The next question became how to use the information in the book. Obviously we can the anchorage guides and figure out where we would like to go. In addition to that we had good advice from Blue Zulu and other cruisers who has passed before us as to their favourites (and importantly why!) The cruising guide also has waypoints which I can enter into my existing navigation software and just bounce from waypoint to waypoint. And as I mentioned before, someone has been kind enough to scan in all the charts from The Panama Cruising guide (4th edition) and turn them into KAP files which can be read by some charting applications.

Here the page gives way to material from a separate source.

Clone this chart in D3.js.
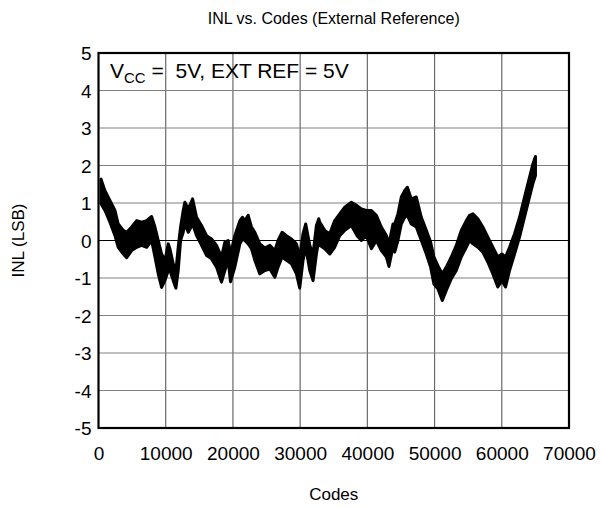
<!DOCTYPE html>
<html>
<head>
<meta charset="utf-8">
<script src="https://cdn.jsdelivr.net/npm/d3@7"></script>
<style>
  body { margin: 0; background: #fff; }
  text { font-family: "Liberation Sans", Arial, sans-serif; fill: #000; }
</style>
</head>
<body>
<svg id="chart" width="601" height="507"></svg>
<script>
// INL trace drawn as a band: code position, upper and lower edge (LSB)
const codes = [370, 960, 1700, 2450, 2940, 3690, 4190, 4930, 5680, 6420, 7160, 7900, 8400, 8890, 9390, 9880, 10380,
  10625, 11120, 11520, 11860, 12210, 12600, 12850, 13350, 14000, 14590, 15330, 16080, 16820, 17560, 18300, 18800, 19290, 19640, 20280, 21030, 21420,
  21770, 22270, 22760, 23260, 24000, 24750, 25490, 26230, 26720, 27320, 27960, 28710, 29450, 29940, 30430, 30830, 31430, 31920, 32420, 32770,
  32910, 33660, 34400, 35140, 35890, 36630, 37620, 38460, 39110, 39850, 40600, 41340, 42080, 42830, 43210, 43810,
  44060, 44550, 45050, 45550, 45950, 46540, 47280, 48030, 48770, 49410, 49900, 50500, 51150, 51740, 52490, 53230, 53970, 54720,
  55200, 55700, 56440, 57180, 57930, 58670, 59410, 60010, 60560, 61150, 61900, 62640, 63380, 64130, 64620, 65010];
const upper = [1.64, 1.33, 1.07, 0.80, 0.44, 0.27, 0.22, 0.36, 0.53, 0.49, 0.53, 0.64, 0.36, 0.00, -0.36, -0.53, -0.09,
  -0.22, -0.62, -0.80, -0.18, 0.36, 0.80, 1.02, 0.84, 1.11, 0.62, 0.40, 0.13, 0.04, -0.13, -0.44, -0.04, 0.00, -0.36, 0.13, 0.53, 0.62,
  0.53, 0.67, 0.36, 0.22, -0.09, -0.20, -0.13, -0.27, 0.00, 0.22, 0.13, 0.04, -0.09, -0.44, 0.18, 0.44, -0.13, -0.36, 0.40, 0.58,
  0.49, 0.27, 0.18, 0.53, 0.71, 0.89, 1.02, 0.93, 0.84, 0.80, 0.80, 0.67, 0.36, 0.13, -0.09, 0.44,
  0.44, 0.71, 1.16, 1.33, 1.42, 1.11, 1.16, 0.62, 0.27, -0.04, -0.44, -0.67, -0.89, -0.71, -0.44, -0.13, 0.27, 0.53,
  0.67, 0.71, 0.58, 0.36, 0.09, -0.18, -0.44, -0.36, -0.44, -0.18, 0.18, 0.62, 1.16, 1.69, 2.04, 2.24];
const lower = [0.98, 0.80, 0.49, 0.13, -0.18, -0.36, -0.46, -0.27, -0.18, -0.13, -0.18, 0.00, -0.44, -0.89, -1.25, -1.07, -0.80,
  -0.80, -1.07, -1.27, -0.80, 0.00, 0.22, 0.44, 0.22, 0.44, 0.13, -0.13, -0.40, -0.49, -0.71, -1.11, -0.80, -0.53, -1.10, -0.71, -0.09, 0.04,
  0.00, -0.09, -0.22, -0.53, -0.89, -0.80, -0.76, -0.98, -0.71, -0.44, -0.53, -0.62, -0.89, -1.27, -0.53, -0.18, -0.80, -1.07, -0.36, 0.00,
  -0.13, -0.22, -0.36, -0.18, 0.13, 0.27, 0.40, 0.13, 0.00, 0.13, -0.22, 0.00, -0.27, -0.44, -0.69, -0.18,
  -0.31, 0.00, 0.44, 0.62, 0.67, 0.44, 0.36, 0.00, -0.36, -0.71, -1.16, -1.29, -1.60, -1.33, -1.02, -0.80, -0.44, -0.18,
  0.00, -0.09, -0.18, -0.31, -0.58, -0.89, -1.24, -1.07, -1.24, -0.80, -0.36, 0.09, 0.62, 1.16, 1.51, 1.73];

const xTicks = [0, 10000, 20000, 30000, 40000, 50000, 60000, 70000];
const yTicks = [-5, -4, -3, -2, -1, 0, 1, 2, 3, 4, 5];

const svg = d3.select("#chart");
const L = 98.5, R = 569, T = 53, B = 428;
const FONT = '"Liberation Sans", Arial, sans-serif';

const x = d3.scaleLinear().domain([0, 70000]).range([L, R]);
const y = d3.scaleLinear().domain([-5, 5]).range([B, T]);

// grid
const grid = svg.append("g");
grid.selectAll("line.v").data(xTicks.slice(1, -1)).join("line")
  .attr("x1", d => x(d)).attr("x2", d => x(d))
  .attr("y1", T).attr("y2", B)
  .attr("stroke", "#6a6a6a").attr("stroke-width", 1.2);
grid.selectAll("line.h").data(yTicks.slice(1, -1)).join("line")
  .attr("x1", L).attr("x2", R)
  .attr("y1", d => y(d)).attr("y2", d => y(d))
  .attr("stroke", d => d === 0 ? "#000" : "#808080").attr("stroke-width", 1.2);

// INL band
const pts = codes.map((c, i) => ({ c, hi: upper[i], lo: lower[i] }));
svg.append("path")
  .datum(pts)
  .attr("d", d3.area().x(d => x(d.c)).y0(d => y(d.lo)).y1(d => y(d.hi)))
  .attr("fill", "#000").attr("stroke", "#000").attr("stroke-width", 3)
  .attr("stroke-linejoin", "round");

// frame
svg.append("rect")
  .attr("x", L).attr("y", T).attr("width", R - L).attr("height", B - T)
  .attr("fill", "none").attr("stroke", "#000").attr("stroke-width", 2.2);

// tick labels
const xAxis = d3.axisBottom(x).tickValues(xTicks).tickSize(0).tickPadding(0).tickFormat(d => String(d));
const gx = svg.append("g").attr("transform", `translate(0,${B})`).call(xAxis);
gx.select(".domain").remove();
gx.selectAll("text").attr("y", 32).attr("dy", 0).style("font-size", "19px")
  .style("font-family", FONT).attr("fill", "#000");

const yAxis = d3.axisLeft(y).tickValues(yTicks).tickSize(0).tickPadding(0).tickFormat(d => String(d));
const gy = svg.append("g").attr("transform", `translate(${L},0)`).call(yAxis);
gy.select(".domain").remove();
gy.selectAll("text").attr("x", -7).attr("dy", "0.35em").style("font-size", "19px")
  .style("font-family", FONT).attr("fill", "#000");

// titles
svg.append("text").attr("x", (L + R) / 2).attr("y", 24).attr("text-anchor", "middle")
  .style("font-size", "16px").text("INL vs. Codes (External Reference)");
svg.append("text").attr("x", (L + R) / 2).attr("y", 500).attr("text-anchor", "middle")
  .style("font-size", "17px").text("Codes");
svg.append("text").attr("transform", `translate(24,${(T + B) / 2}) rotate(-90)`)
  .attr("text-anchor", "middle").style("font-size", "17px").text("INL (LSB)");

// condition note
const note = svg.append("text").attr("x", 110).attr("y", 78)
  .style("font-size", "21px").style("white-space", "pre");
note.append("tspan").text("V");
note.append("tspan").attr("dy", 5).style("font-size", "15px").text("CC");
note.append("tspan").attr("dy", -5).text(" =  5V, EXT REF = 5V");
</script>
</body>
</html>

What I really wanted was to have a plotter with the Bauhaus charts. The first and easier way to do this is with my Mac and OpenCPN which will talk to the GPS onboard Itchy Foot. OpenCPN will happily show the Bauhaus charts as well as CM93 charts which I already had installed as a backup. But I don’t like popping up and down the stairs to check the chart and didn’t want to put the laptop near the helm. So, I wanted an iPad solution (OpenCPN works on Android but not iPad). Next step was to get SEAiq Open which is navigation software for iPad which will read KAP files. Unfortunately the developer has disabled the ability to show CM93 charts (as they are pirated) but still, this allowed me to have Bauhaus charts at the helm and on two devices.

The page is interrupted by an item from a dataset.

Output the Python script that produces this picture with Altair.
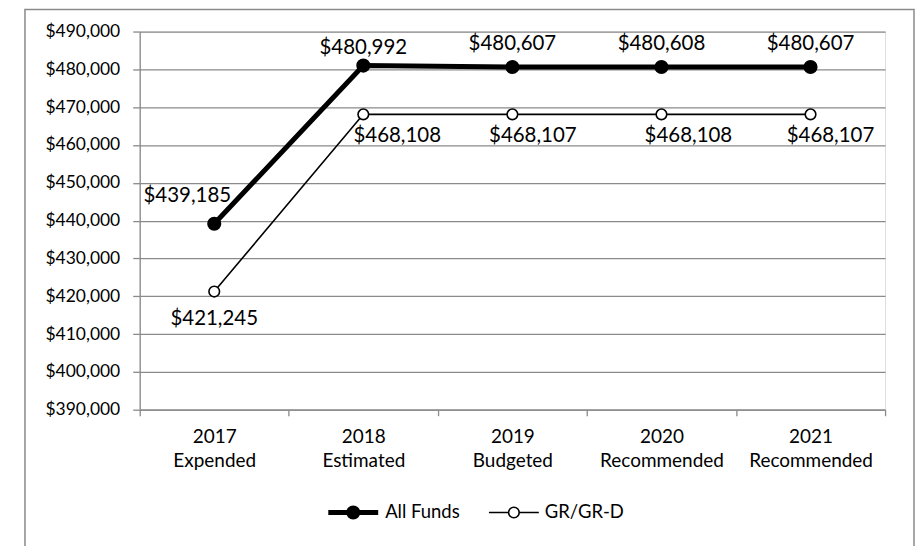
import altair as alt
import pandas as pd

years = ["2017", "2018", "2019", "2020", "2021"]
statuses = ["Expended", "Estimated", "Budgeted", "Recommended", "Recommended"]
all_funds = [439185, 480992, 480607, 480608, 480607]
gr_grd = [421245, 468108, 468107, 468108, 468107]
series_names = ["All Funds", "GR/GR-D"]
y_ticks = [390000, 400000, 410000, 420000, 430000, 440000, 450000, 460000, 470000, 480000, 490000]

categories = [f"{y} {s}" for y, s in zip(years, statuses)]
rows = []
for i, c in enumerate(categories):
    rows.append({"category": c, "idx": i, "series": series_names[0], "value": all_funds[i]})
    rows.append({"category": c, "idx": i, "series": series_names[1], "value": gr_grd[i]})
df = pd.DataFrame(rows)

FONT = "Lato"
GRID = "#8a8a8a"
W, H = 747, 379

x_enc = alt.X(
    "category:N", sort=categories,
    scale=alt.Scale(type="band", paddingInner=0, paddingOuter=0),
    bandPosition=0.5,
    axis=alt.Axis(title=None, labelExpr="split(datum.label, ' ')", tickBand="extent",
                  labelAngle=0, labelFont=FONT, labelFontSize=19, labelColor="black",
                  labelLineHeight=24, labelPadding=12, tickSize=6, tickColor=GRID,
                  domainColor=GRID, domainWidth=1.3, tickWidth=1.3, grid=False),
)
y_enc = alt.Y(
    "value:Q",
    scale=alt.Scale(domain=[390000, 490000], nice=False, zero=False),
    axis=alt.Axis(title=None, values=y_ticks, format="$,.0f", grid=True, gridColor=GRID,
                  gridWidth=1.3, tickSize=7, tickColor=GRID, tickWidth=1.3,
                  domainColor=GRID, domainWidth=1.3, labelPadding=13,
                  labelFont=FONT, labelFontSize=17.5, labelColor="black"),
)

base = alt.Chart(df).encode(x=x_enc, y=y_enc)
af = base.transform_filter(alt.datum.series == series_names[0])
gr = base.transform_filter(alt.datum.series == series_names[1])

layers = []

border = alt.Chart(pd.DataFrame({"a": [0]})).mark_rect(
    fillOpacity=0, stroke="#8a8a8a", strokeWidth=1.5
).encode(x=alt.value(-115), x2=alt.value(776), y=alt.value(-22), y2=alt.value(700))
layers.append(border)

layers.append(af.mark_line(color="black", strokeWidth=5))
layers.append(gr.mark_line(color="black", strokeWidth=1.6))
layers.append(af.mark_point(shape="circle", filled=True, color="black", size=200, opacity=1))
layers.append(gr.mark_point(shape="circle", filled=True, fill="white", stroke="black",
                            strokeWidth=1.6, size=113, opacity=1))

af_off = [(-27, -21.6), (0, -11.4), (0, -16.7), (0, -16.7), (0, -16.7)]
gr_off = [(0, 33.4), (34, 28), (20.5, 28), (27, 28), (20, 28)]
for s_chart, offs in ((af, af_off), (gr, gr_off)):
    for i, (dx, dy) in enumerate(offs):
        layers.append(
            s_chart.transform_filter(alt.datum.idx == i).mark_text(
                font=FONT, fontSize=20.5, color="black", dx=dx, dy=dy,
                baseline="alphabetic", align="center"
            ).encode(text=alt.Text("value:Q", format="$,.0f"))
        )

# manual legend
leg_y = 482
leg_df = pd.DataFrame({"series": series_names})
legA = alt.Chart(leg_df).transform_filter(alt.datum.series == series_names[0])
legB = alt.Chart(leg_df).transform_filter(alt.datum.series == series_names[1])
layers.append(legA.mark_rule(color="black", strokeWidth=5).encode(
    x=alt.value(189), x2=alt.value(239), y=alt.value(leg_y)))
layers.append(legA.mark_point(shape="circle", filled=True, color="black", size=200, opacity=1).encode(
    x=alt.value(214), y=alt.value(leg_y)))
layers.append(legA.mark_text(font=FONT, fontSize=18.5, align="left", baseline="middle", color="black").encode(
    x=alt.value(246), y=alt.value(leg_y), text="series:N"))
layers.append(legB.mark_rule(color="black", strokeWidth=1.6).encode(
    x=alt.value(350), x2=alt.value(400), y=alt.value(leg_y)))
layers.append(legB.mark_point(shape="circle", filled=True, fill="white", stroke="black",
                              strokeWidth=1.6, size=113, opacity=1).encode(
    x=alt.value(375), y=alt.value(leg_y)))
layers.append(legB.mark_text(font=FONT, fontSize=18.5, align="left", baseline="middle", color="black").encode(
    x=alt.value(406), y=alt.value(leg_y), text="series:N"))

chart = alt.layer(*layers).properties(
    width=W, height=H,
    autosize=alt.AutoSizeParams(type="none"),
    padding={"left": 132, "top": 23, "right": 31, "bottom": 136},
).configure_view(strokeWidth=0).configure(font=FONT, background="white")

chart.save("out.html", embed_options={"renderer": "svg", "actions": False})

So far, and we’ve not been that far yet, the Navionics charts are almost useless. Both completely lacking features: islands, rocks, depths, to name but a few things that just don’t show up. Bauhaus is far better, but still not perfect. They seem to capture most of the features of the area and so far all the charted depths are accurate. However, it is far from perfect. The chart (7-66) we used to try (and failed) to enter Suledup is significantly different from actual GPS positions. The interesting thing is that if you read the book there is a warning on this chart that the lat/long grid is incorrect, but if you only used the KAP files you would get no such warning.
The entrance of Obaldia is accurate, as is the entrance to Puerto Perme and Isla Pinos. Puerto Escoses also seemed accurate. In all of the above cases the Navionics charts has significant errors. We’ll keep track over the coming weeks and update this post when we get to internet land, but already I would not consider cruising the eastern (I believe western is better) without Bauhaus charts.